## Given instruction
Restate the listing that follows word for word, without its pictures.

## Collected material

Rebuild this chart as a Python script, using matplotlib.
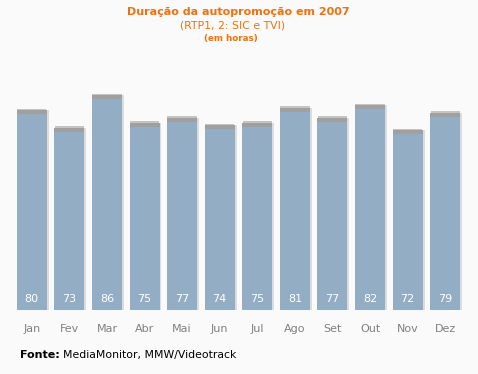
import matplotlib.pyplot as plt
import numpy as np

meses = ["Jan", "Fev", "Mar", "Abr", "Mai", "Jun", "Jul", "Ago", "Set", "Out", "Nov", "Dez"]
horas = [80, 73, 86, 75, 77, 74, 75, 81, 77, 82, 72, 79]

bg = "#fafafa"
fig = plt.figure(figsize=(4.78, 3.74), dpi=100, facecolor=bg)
ax = fig.add_axes([13 / 478, 1 - 310 / 374, 451 / 478, 250 / 374])
ax.set_facecolor(bg)

x = np.arange(len(meses))
vals = np.array(horas)
cap = 1.6
# sombra lateral clara
ax.bar(x + 0.03, vals, width=0.84, color="#dcdcdc", zorder=1)
ax.bar(x, vals, width=0.80, color="#93adc4", zorder=2)
# topo cinzento
ax.bar(x, cap, bottom=vals - cap, width=0.80, color="#a0a0a0", zorder=3)
ax.bar(x, 0.6, bottom=vals, width=0.78, color="#c4c4c4", zorder=3)

for xi, v in zip(x, horas):
    ax.text(xi, 4.6, str(v), color="white", ha="center", va="center", fontsize=8, zorder=4)

ax.set_xlim(-0.5, len(meses) - 0.5)
ax.set_ylim(0, 100)
ax.set_xticks(x)
ax.set_xticklabels(meses, color="#808080", fontsize=8)
ax.tick_params(axis="x", length=0, pad=10)
ax.set_yticks([])
for s in ax.spines.values():
    s.set_visible(False)

laranja = "#f07010"
fig.text(238 / 478, 1 - 12 / 374, "Duração da autopromoção em 2007", color=laranja,
         ha="center", va="center", fontsize=8, fontweight="bold")
fig.text(233 / 478, 1 - 25 / 374, "(RTP1, 2: SIC e TVI)", color=laranja,
         ha="center", va="center", fontsize=7.8)
fig.text(231 / 478, 1 - 38 / 374, "(em horas)", color=laranja,
         ha="center", va="center", fontsize=6.3, fontweight="bold")

fig.text(20 / 478, 1 - 355 / 374, "Fonte:", color="black", ha="left", va="center",
         fontsize=8, fontweight="bold")
fig.text(63 / 478, 1 - 355 / 374, "MediaMonitor, MMW/Videotrack", color="black",
         ha="left", va="center", fontsize=7.8)

fig.savefig("out.png", dpi=100, facecolor=bg)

## Solution
Rebuild this chart as a Python script, using matplotlib.
import matplotlib.pyplot as plt
import numpy as np

meses = ["Jan", "Fev", "Mar", "Abr", "Mai", "Jun", "Jul", "Ago", "Set", "Out", "Nov", "Dez"]
horas = [80, 73, 86, 75, 77, 74, 75, 81, 77, 82, 72, 79]

bg = "#fafafa"
fig = plt.figure(figsize=(4.78, 3.74), dpi=100, facecolor=bg)
ax = fig.add_axes([13 / 478, 1 - 310 / 374, 451 / 478, 250 / 374])
ax.set_facecolor(bg)

x = np.arange(len(meses))
vals = np.array(horas)
cap = 1.6
# sombra lateral clara
ax.bar(x + 0.03, vals, width=0.84, color="#dcdcdc", zorder=1)
ax.bar(x, vals, width=0.80, color="#93adc4", zorder=2)
# topo cinzento
ax.bar(x, cap, bottom=vals - cap, width=0.80, color="#a0a0a0", zorder=3)
ax.bar(x, 0.6, bottom=vals, width=0.78, color="#c4c4c4", zorder=3)

for xi, v in zip(x, horas):
    ax.text(xi, 4.6, str(v), color="white", ha="center", va="center", fontsize=8, zorder=4)

ax.set_xlim(-0.5, len(meses) - 0.5)
ax.set_ylim(0, 100)
ax.set_xticks(x)
ax.set_xticklabels(meses, color="#808080", fontsize=8)
ax.tick_params(axis="x", length=0, pad=10)
ax.set_yticks([])
for s in ax.spines.values():
    s.set_visible(False)

laranja = "#f07010"
fig.text(238 / 478, 1 - 12 / 374, "Duração da autopromoção em 2007", color=laranja,
         ha="center", va="center", fontsize=8, fontweight="bold")
fig.text(233 / 478, 1 - 25 / 374, "(RTP1, 2: SIC e TVI)", color=laranja,
         ha="center", va="center", fontsize=7.8)
fig.text(231 / 478, 1 - 38 / 374, "(em horas)", color=laranja,
         ha="center", va="center", fontsize=6.3, fontweight="bold")

fig.text(20 / 478, 1 - 355 / 374, "Fonte:", color="black", ha="left", va="center",
         fontsize=8, fontweight="bold")
fig.text(63 / 478, 1 - 355 / 374, "MediaMonitor, MMW/Videotrack", color="black",
         ha="left", va="center", fontsize=7.8)

fig.savefig("out.png", dpi=100, facecolor=bg)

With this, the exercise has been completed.